I have a mirror in my space, and the ability to setup my phone/camera to record my practice. We can talk about the mirror and camera more later, but I highly recommend you have a mirror, and a camera.

No Facebook! Log off of social media. When you are trying to get the most out of a short period of time, social media just gets in the way.

Phone off/or silent. One text, or email, or, dare I say it, even a phone call can completely throw you off. Put your phone in airplane mode so you can use the camera or clock if you need to.

The next tip is to Set Goals

There is a time and place for mindless practice, and we can talk about that later. For an effective practice session, you need to know what you are doing before you start. Here are some questions you can answer to help you plan a practice session.

How long am I going to Practice?

You can get a lot done in 5 or 10 minutes if you are doing it right. Set a realistic time frame that you can actually achieve. How much time do you really think you can spend diligently working on something without getting distracted, or bored and feeling like you should move on to something else? Don’t overdo it. Your practice session can lengthen over time.
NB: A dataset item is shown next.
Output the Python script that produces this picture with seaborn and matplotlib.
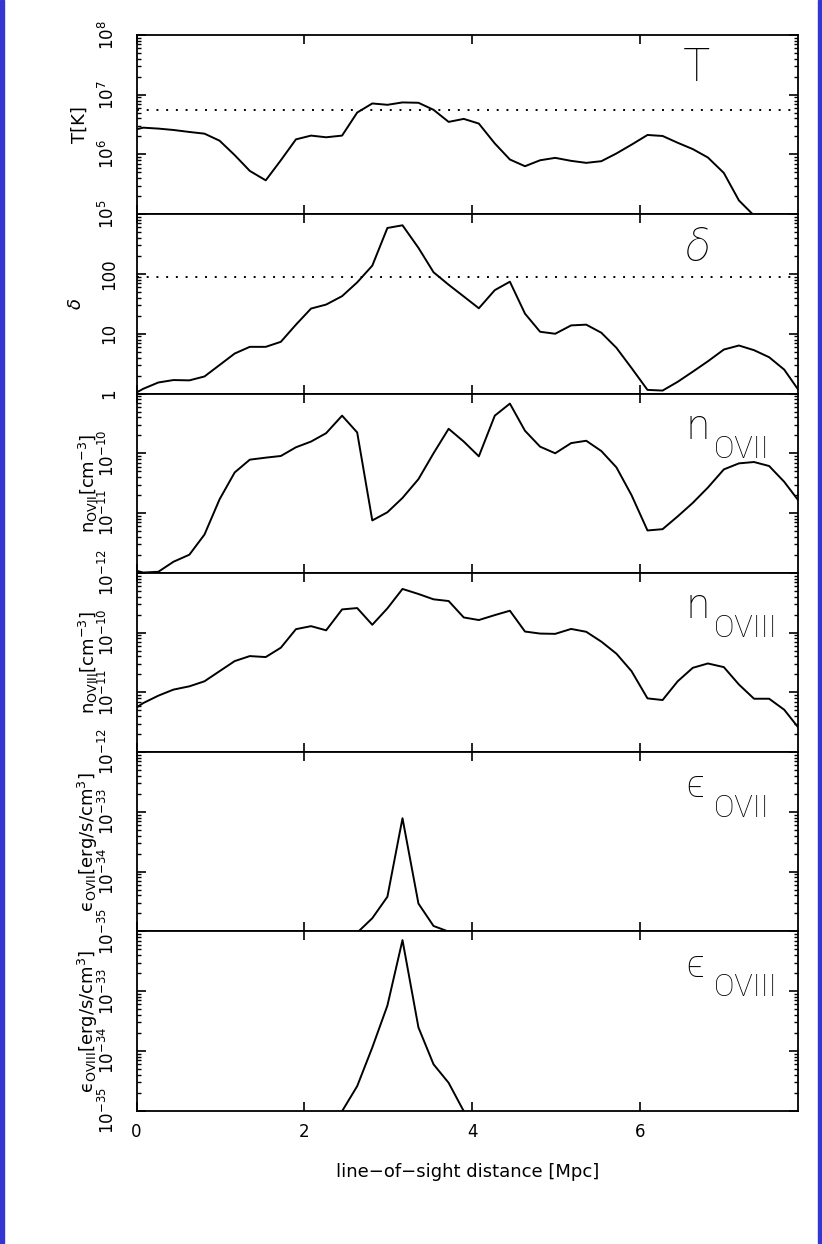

Most people can only work on one thing in an effective way for about 20 minutes at a time, so even if you are going to take a much longer practice session, change what you are doing every 20 minutes or so.

What is the goal for this practice session?

This is where you decide the reason for your practice. You can have easy short term goals that can be achieved in one session, or long term goals that you are working to achieve over many practice sessions. I might be very informal and say, hey I have 20 minutes, I’m going to work on the coin move I read in last month’s Genii magazine, or something more formal and decide that for the next 2 weeks I’m going to spend one hour every day developing and rehearsing my restaurant sets to try and make the transitions flow more smoothly.

Write your goal down somewhere to help you stay focused during your practice time. I have a whiteboard I use that’s in my space, but I have also just written my goals down on a piece of paper.

I hope you have found this little discussion on practice helpful! Let me know what you think in the comments, and let me know if there is anything about practicing you want to discuss. I plan on sharing more about practice tips and techniques soon.